My friend G who we last encountered while buying a top here, is moving. Well actually she’s just moving 2 blocks away, so it isn’t anything drastic, but to me it means lugging infinite number of boxes and trash bags full of stuff to her new house. “The new house is terrible, cobwebs and all” G said. Apparently, the harami landlady had refused to clean it before handing it over, but G, clever that she is managed to shave off 50$ on her first month’s rent as a compensation for cleaning it herself. Enter yours truly. So on a lazy Thursday afternoon, G and me, went to her new house which she hated. The house was nondescript enough like so many others, old and lived-in. One step into the house and my jaw dropped open. Where G saw cobwebs, untidiness and blasphemy; (she must worship Poirot secretly, I have concluded) I saw heaven.
Every square inch of the house was piled with books. Tottering towers of Enid Blytons, carelessly discarded boxes labeled Shelley, Hemmingway and Frost. A shelf on the farthest wall held bound volumes; Tolkien’s complete works including the history of middle earth. I was salivating. While G muttered and devised devious plans to fool her roommates and grab the prettiest room for herself, I quietly poked around.
Flying off a small tangent here I am a complete sucker for books. A dodo if you will. And the one thing I like apart from reading is browsing in bookshops. A thrill just in seeing books, reading the back-cover, leafing through pages lazily (a thrill compounded by the emptiness of my wallet). One of life’s greatest pleasures, this. Tucked away in a leafy by lane in the heart of Mumbai, The Strand had piles and piles of books. Books were squeezed into crevices and lay carelessly on every surface. Exactly my idea of a bookshop; unlike crossword which I find sterile and impersonal. One of my primary reasons for hating Mumbai is the dearth of books there, which kind of makes me want to live in Bangalore (Gangaram's) or Chennai (plenty of places, all on leafy lanes!), book paradises. Also some moronic politician conspired to remove the second hand book selling people off the pavements at Flora fountain, making my life much sadder, and thereby ensuring that I never vote for his party again (democracy rocks!).

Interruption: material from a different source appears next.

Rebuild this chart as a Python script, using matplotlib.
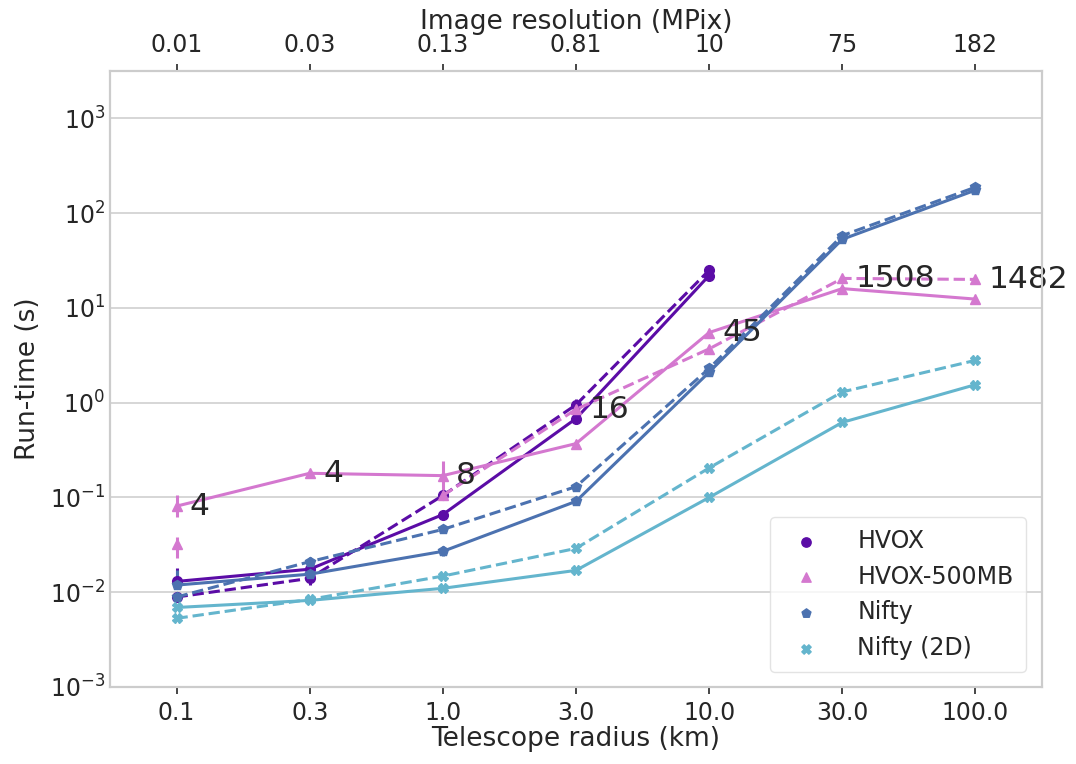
import numpy as np
import matplotlib
matplotlib.use("Agg")
import matplotlib.pyplot as plt
import seaborn as sns

sns.set_theme(style="whitegrid")
plt.rcParams['font.family'] = ['DejaVu Sans']

radius_labels = ["0.1", "0.3", "1.0", "3.0", "10.0", "30.0", "100.0"]
mpix_labels = ["0.01", "0.03", "0.13", "0.81", "10", "75", "182"]
annot_labels = ["4", "4", "8", "16", "45", "1508", "1482"]

nan = np.nan
hvox_solid = [0.0130, 0.0175, 0.066, 0.68, 22.0, nan, nan]
hvox_dashed = [0.0089, 0.0140, 0.105, 0.95, 25.0, nan, nan]
hvox_solid_lo = [0.0125, 0.0170, 0.064, 0.60, 21.0, nan, nan]
hvox_solid_hi = [0.0180, 0.0180, 0.068, 0.75, 23.0, nan, nan]
hvox_dashed_lo = [0.0085, 0.0120, 0.100, 0.85, 24.0, nan, nan]
hvox_dashed_hi = [0.0095, 0.0175, 0.110, 1.10, 26.0, nan, nan]

h500_solid = [0.081, 0.180, 0.170, 0.37, 5.5, 16.0, 12.4]
h500_dashed = [0.032, nan, 0.105, 0.85, 3.7, 20.5, 20.0]
h500_solid_lo = [0.062, 0.175, 0.110, 0.35, 5.3, 15.5, 12.0]
h500_solid_hi = [0.105, 0.185, 0.240, 0.39, 5.7, 16.5, 12.8]
h500_dashed_lo = [0.023, nan, 0.100, 0.75, 3.5, 19.5, 19.5]
h500_dashed_hi = [0.038, nan, 0.110, 0.95, 3.9, 21.5, 20.5]

nifty_solid = [0.0119, 0.0155, 0.027, 0.091, 2.1, 53.0, 175.0]
nifty_dashed = [0.0089, 0.0210, 0.046, 0.130, 2.3, 58.0, 188.0]
nifty_solid_lo = [0.0110, 0.0145, 0.024, 0.088, 2.0, 51.0, 170.0]
nifty_solid_hi = [0.0170, 0.0165, 0.031, 0.094, 2.2, 55.0, 180.0]
nifty_dashed_lo = [0.0085, 0.0190, 0.044, 0.125, 2.2, 56.0, 183.0]
nifty_dashed_hi = [0.0093, 0.0235, 0.048, 0.135, 2.4, 60.0, 193.0]

nifty2d_solid = [0.0069, 0.0082, 0.0110, 0.017, 0.100, 0.62, 1.55]
nifty2d_dashed = [0.0053, 0.0084, 0.0148, 0.029, 0.205, 1.30, 2.80]

series = [
    ("HVOX", "#5b0ca6", "o", hvox_solid, hvox_dashed,
     (hvox_solid_lo, hvox_solid_hi), (hvox_dashed_lo, hvox_dashed_hi), 7),
    ("HVOX-500MB", "#d478cf", "^", h500_solid, h500_dashed,
     (h500_solid_lo, h500_solid_hi), (h500_dashed_lo, h500_dashed_hi), 7),
    ("Nifty", "#4c72b0", "p", nifty_solid, nifty_dashed,
     (nifty_solid_lo, nifty_solid_hi), (nifty_dashed_lo, nifty_dashed_hi), 7),
    ("Nifty (2D)", "#64b5cd", "X", nifty2d_solid, nifty2d_dashed,
     None, None, 7),
]

fig = plt.figure(figsize=(10.76, 7.64), dpi=100)
ax = fig.add_axes([0.1022, 0.1008, 0.8662, 0.8062])
x = np.arange(len(radius_labels))

for name, col, mk, solid, dashed, err_s, err_d, ms in series:
    s = np.array(solid, dtype=float)
    d = np.array(dashed, dtype=float)
    if err_s is not None:
        lo, hi = np.array(err_s[0]), np.array(err_s[1])
        ax.errorbar(x, s, yerr=[s - lo, hi - s], fmt='none', ecolor=col,
                    elinewidth=2.2, capsize=0, zorder=2)
    if err_d is not None:
        lo, hi = np.array(err_d[0]), np.array(err_d[1])
        eb = ax.errorbar(x, d, yerr=[d - lo, hi - d], fmt='none', ecolor=col,
                         elinewidth=2.2, capsize=0, zorder=2)
        for c in eb.lines[2]:
            c.set_linestyle('--')
    ax.plot(x, s, color=col, marker=mk, markersize=ms, linewidth=2.2,
            linestyle='-', zorder=3)
    ax.plot(x, d, color=col, marker=mk, markersize=ms, linewidth=2.2,
            linestyle='--', zorder=3)
    ax.scatter([], [], color=col, marker=mk, s=45, label=name)

for i, lab in enumerate(annot_labels):
    yv = np.nanmax([h500_solid[i], h500_dashed[i]])
    if i in (2, 3):
        yv = h500_solid[i] if i == 2 else 0.85
    ax.text(x[i] + 0.1, yv, lab, fontsize=22.5, ha='left', va='center',
            color='#262626', zorder=5)

ax.set_yscale('log')
ax.set_ylim(10 ** -3, 10 ** 3.5)
ax.set_xlim(-0.5, 6.5)
ax.set_xticks(x)
ax.set_xticklabels(radius_labels, fontsize=17)
ax.set_yticks([1e-3, 1e-2, 1e-1, 1e0, 1e1, 1e2, 1e3])
ax.tick_params(axis='y', labelsize=17, length=0)
ax.yaxis.set_minor_locator(matplotlib.ticker.NullLocator())
ax.tick_params(axis='x', bottom=True, length=5, width=1.2, color='#262626',
               direction='out', pad=5)
ax.grid(axis='x', visible=False)
ax.grid(axis='y', color='#d0d0d0', linewidth=1.2)
ax.set_xlabel("Telescope radius (km)", fontsize=19, labelpad=1)
ax.set_ylabel("Run-time (s)", fontsize=19, labelpad=6)
for sp in ax.spines.values():
    sp.set_color('#cccccc')
    sp.set_linewidth(1.5)

ax2 = ax.twiny()
ax2.set_xlim(ax.get_xlim())
ax2.set_xticks(x)
ax2.set_xticklabels(mpix_labels, fontsize=17)
ax2.tick_params(axis='x', top=True, length=5, width=1.2, color='#262626',
                direction='out', pad=5)
ax2.grid(False)
ax2.set_xlabel("Image resolution (MPix)", fontsize=19, labelpad=3)
for sp in ax2.spines.values():
    sp.set_color('#cccccc')
    sp.set_linewidth(1.5)

leg = ax.legend(loc='lower right', fontsize=17, frameon=True, framealpha=0.8,
                borderpad=0.5, labelspacing=0.5, handletextpad=1.2,
                markerscale=1.0, bbox_to_anchor=(0.995, 0.005))
leg.get_frame().set_edgecolor('#dddddd')

fig.savefig("out.png", dpi=100)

The upper rooms held Christie and Doyle in a huge antique shelf. Another box possessed papers, essays of Bertrand Russell and Shaw. The closet held PG Wodehouse (I was in 7th heaven by then). G had resigned to de-cobwebbing the house herself, poor thing. Apparently I did not even turn a hair when she screamed on finding a large tarantula (supposedly). The icing on the never ending desert came when I found a bundle of National Geographic’s, in the attic; 1987 to 1995. I had a silly inane grin, which I just couldn’t wipe off. Santa does exist.
This week we are going to clean the basement. My excitement is unparalleled. I also wanted to explore the attic a little more peacefully. My life is like the parched desert, which finds a rainstorm in it. I shall resist the bad puns, and most of my other activities till G throws me out of her home. Till then Adios.